In a statement to Bloomberg on Friday (March 8), Apple said that it held conversations with Epic about its developer program policies and how it would need to play nicely to not run afoul of any of the iPhone maker’s rules. After Epic agreed to those policies, Apple said, the company was reinstated.

“Following conversations with Epic, they have committed to follow the rules, including our DMA policies,” Apple said in a statement. “As a result, Epic Sweden AB has been permitted to re-sign the developer agreement and accepted into the Apple Developer Program.”

Apple and Epic have been battling for years over what Epic believes are draconian App Store policies that limit developer freedom and ultimately give Apple too much power in its app ecosystem. As a result, Epic removed Fortnite from the App Store and filed complaints in Europe about Apple’s practices.

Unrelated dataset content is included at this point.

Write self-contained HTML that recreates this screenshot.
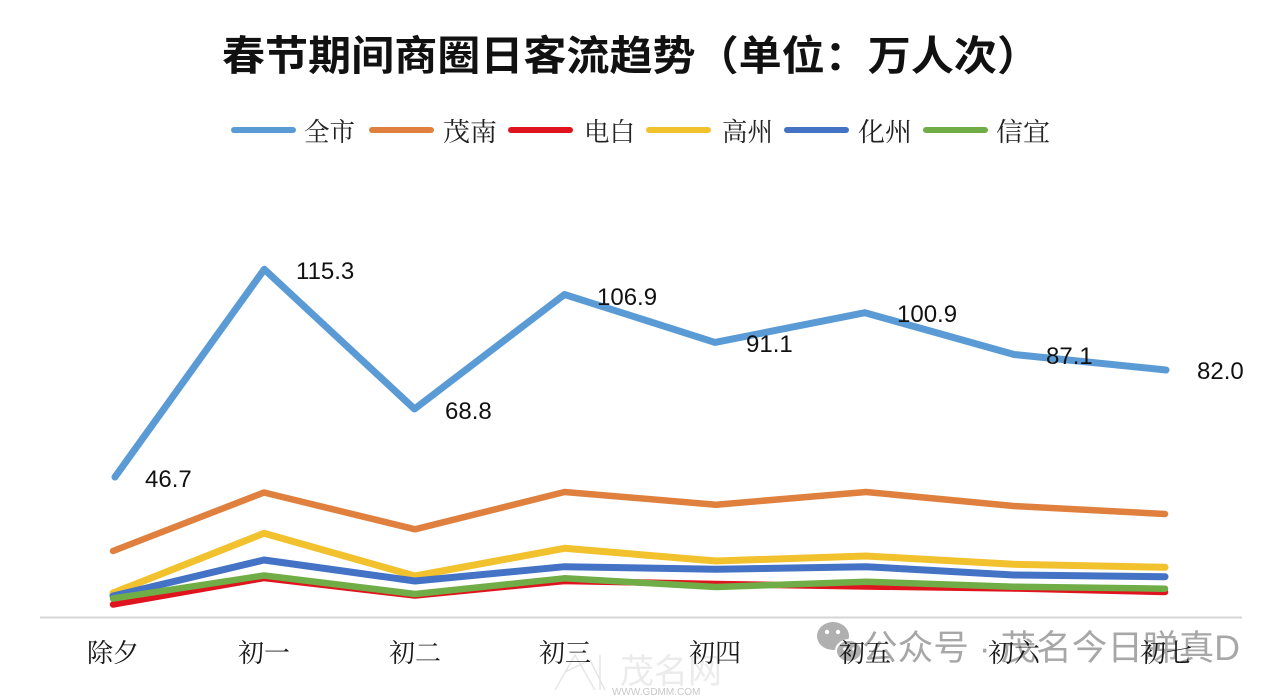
<!DOCTYPE html>
<html>
<head>
<meta charset="utf-8">
<style>
  html,body{margin:0;padding:0;background:#ffffff;}
  svg{display:block;}
</style>
</head>
<body>
<svg width="1280" height="697" viewBox="0 0 1280 697" xmlns="http://www.w3.org/2000/svg">
  <rect x="0" y="0" width="1280" height="697" fill="#ffffff"/>

  <!-- Title -->
  <text x="631" y="70" text-anchor="middle" font-family="'Liberation Sans','Noto Sans CJK SC',sans-serif" font-weight="700" font-size="41" fill="#111" textLength="818" lengthAdjust="spacingAndGlyphs">春节期间商圈日客流趋势（单位：万人次）</text>

  <!-- Legend -->
  <g stroke-width="6" stroke-linecap="round" fill="none">
    <line x1="234" y1="130" x2="293" y2="130" stroke="#5B9BD5"/>
    <line x1="372" y1="130" x2="431" y2="130" stroke="#E0803E"/>
    <line x1="511" y1="130" x2="570" y2="130" stroke="#E0141E"/>
    <line x1="649" y1="130" x2="708" y2="130" stroke="#F2C12E"/>
    <line x1="787" y1="130" x2="846" y2="130" stroke="#4472C4"/>
    <line x1="926" y1="130" x2="985" y2="130" stroke="#70AD47"/>
  </g>
  <g font-family="'Liberation Serif','Noto Serif CJK SC',serif" font-size="26" fill="#222">
    <text x="304" y="141" textLength="51" lengthAdjust="spacingAndGlyphs">全市</text>
    <text x="443" y="141" textLength="54" lengthAdjust="spacingAndGlyphs">茂南</text>
    <text x="584" y="141" textLength="51" lengthAdjust="spacingAndGlyphs">电白</text>
    <text x="722" y="141" textLength="51" lengthAdjust="spacingAndGlyphs">高州</text>
    <text x="858" y="141" textLength="54" lengthAdjust="spacingAndGlyphs">化州</text>
    <text x="996" y="141" textLength="54" lengthAdjust="spacingAndGlyphs">信宜</text>
  </g>

  <!-- Axis line -->
  <line x1="40" y1="617.5" x2="1242" y2="617.5" stroke="#d6d6d6" stroke-width="2"/>

  <!-- Series -->
  <g fill="none" stroke-linejoin="round" stroke-linecap="round">
    <polyline stroke="#5B9BD5" stroke-width="7" points="115,477 264.3,269.3 414.5,409 564.5,294.5 715,342.4 865,312.7 1014,354.5 1166,370"/>
    <polyline stroke="#E0803E" stroke-width="6.5" points="113,551 264,492.5 415,529.3 564.5,492 716,504.7 866,492 1013.5,506 1165,514"/>
    <polyline stroke="#E0141E" stroke-width="6.5" points="113,604.5 264,578 415,595.5 564.5,581 716,584 866,586.5 1013.5,588.5 1165,592"/>
    <polyline stroke="#F2C12E" stroke-width="7" points="113,593 264,533.3 415,576 564.5,548.3 716,561 866,556 1013.5,564.3 1165,567.3"/>
    <polyline stroke="#4472C4" stroke-width="7" points="113,596 264,560 415,581 564.5,566.7 716,569.3 866,566.7 1013.5,575 1165,576.7"/>
    <polyline stroke="#70AD47" stroke-width="6.5" points="113,598.5 264,575.5 415,594 564.5,578.3 716,587 866,581.7 1013.5,586.7 1165,588.7"/>
  </g>

  <!-- Data labels -->
  <g font-family="'Liberation Sans',sans-serif" font-size="24" fill="#111">
    <text x="145" y="487">46.7</text>
    <text x="296" y="279">115.3</text>
    <text x="445" y="419">68.8</text>
    <text x="597" y="305">106.9</text>
    <text x="746" y="352">91.1</text>
    <text x="897" y="322">100.9</text>
    <text x="1046" y="364">87.1</text>
    <text x="1197" y="379">82.0</text>
  </g>

  <!-- Watermark: GDMM logo (faint) -->
  <g opacity="0.25" stroke="#9a9a9a" stroke-width="1.5" fill="none">
    <path d="M555 690 L575 655 L595 690 M565 672 L590 660 L605 690 M600 655 L600 690"/>
  </g>
  <text x="620" y="683" font-family="'Liberation Sans','Noto Sans CJK SC',sans-serif" font-size="34" fill="#dcdcdc" opacity="0.55">茂名网</text>
  <text x="612" y="695" font-family="'Liberation Sans',sans-serif" font-size="10" fill="#c8c8c8">WWW.GDMM.COM</text>

  <!-- Watermark: WeChat -->
  <g fill="#a8a8a8" opacity="0.9">
    <ellipse cx="833" cy="636" rx="16" ry="14"/>
    <ellipse cx="849" cy="651" rx="13" ry="11" stroke="#fff" stroke-width="2"/>
    <circle cx="827" cy="632" r="2.2" fill="#fff"/>
    <circle cx="838" cy="632" r="2.2" fill="#fff"/>
    <circle cx="845" cy="649" r="1.8" fill="#fff"/>
    <circle cx="854" cy="649" r="1.8" fill="#fff"/>
  </g>
  <text x="862" y="660" font-family="'Liberation Sans','Noto Sans CJK SC',sans-serif" font-size="35" fill="#9e9e9e" opacity="0.9" textLength="378" lengthAdjust="spacingAndGlyphs">公众号 · 茂名今日睇真D</text>

  <!-- Category labels -->
  <g font-family="'Liberation Serif','Noto Serif CJK SC',serif" font-size="26" fill="#1a1a1a" text-anchor="middle">
    <text x="113" y="662">除夕</text>
    <text x="264" y="662">初一</text>
    <text x="415" y="662">初二</text>
    <text x="565" y="662">初三</text>
    <text x="715" y="662">初四</text>
    <text x="865" y="662">初五</text>
    <text x="1014" y="662">初六</text>
    <text x="1166" y="662">初七</text>
  </g>
</svg>
</body>
</html>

This week, the European Union enacted its Digital Markets Act (DMA) that requires companies, including Apple, to allow for third-party application marketplaces to operate on their platforms. Epic had announced plans to open its Epic Games store on iOS and said that it would finally bring back Fortnite to Apple’s platform. However, both the store and game availability would have been limited to Europe.

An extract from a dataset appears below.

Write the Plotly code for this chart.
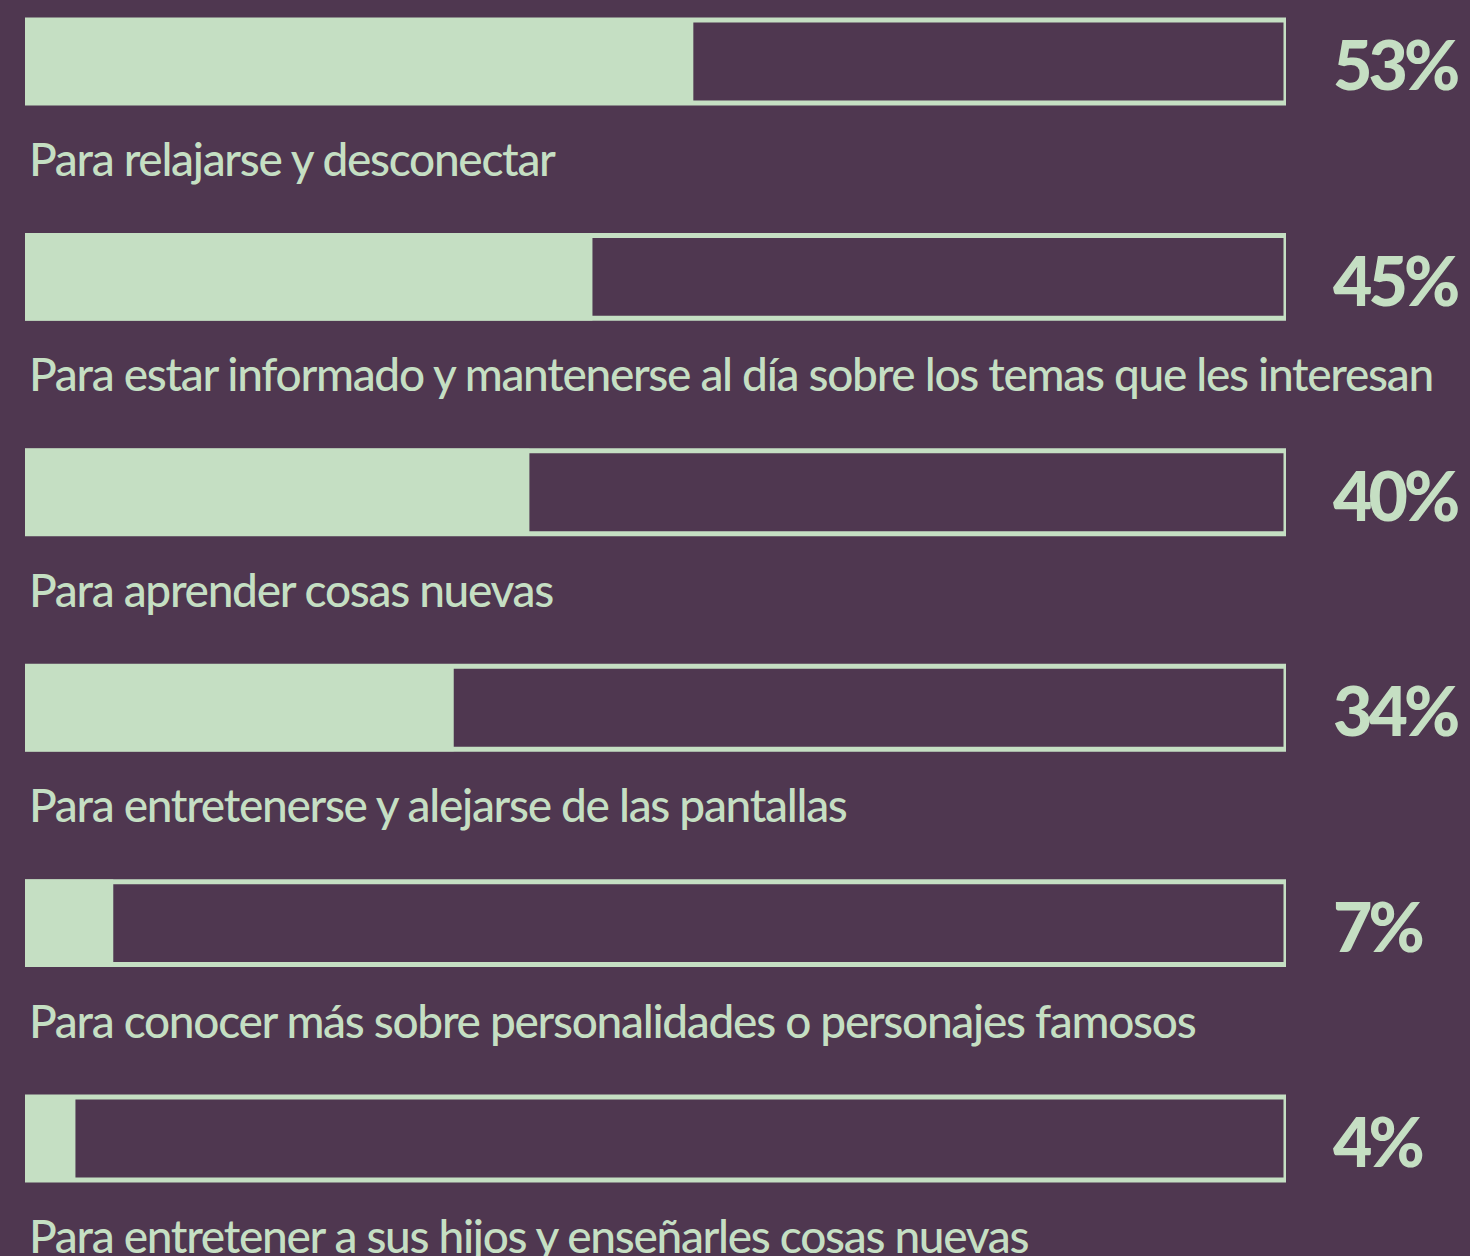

Earlier this week, however, Apple said that Epic was flouting its developer rules and criticizing its company. In turn, Apple banned Epic from its developer program, eliminating the possibility for Epic to launch its store or offer Fortnite through its own marketplace. Not surprisingly, Epic complained about the ban but had little recourse.

It’s unclear from Apple’s statement what Epic said to quell Apple’s unrest, but it clearly had to say the right things to find its way back to iOS. That said, it ultimately begs the question of just how much power Apple has in controlling iOS access to third-party app stores and whether other companies will need to be on their best behavior with Apple or run the risk of getting banned.

Whatever the case, Epic (and Fortnite) are coming back to Apple for the first time in years. But whether these two companies can play nicely for too long remains to be seen.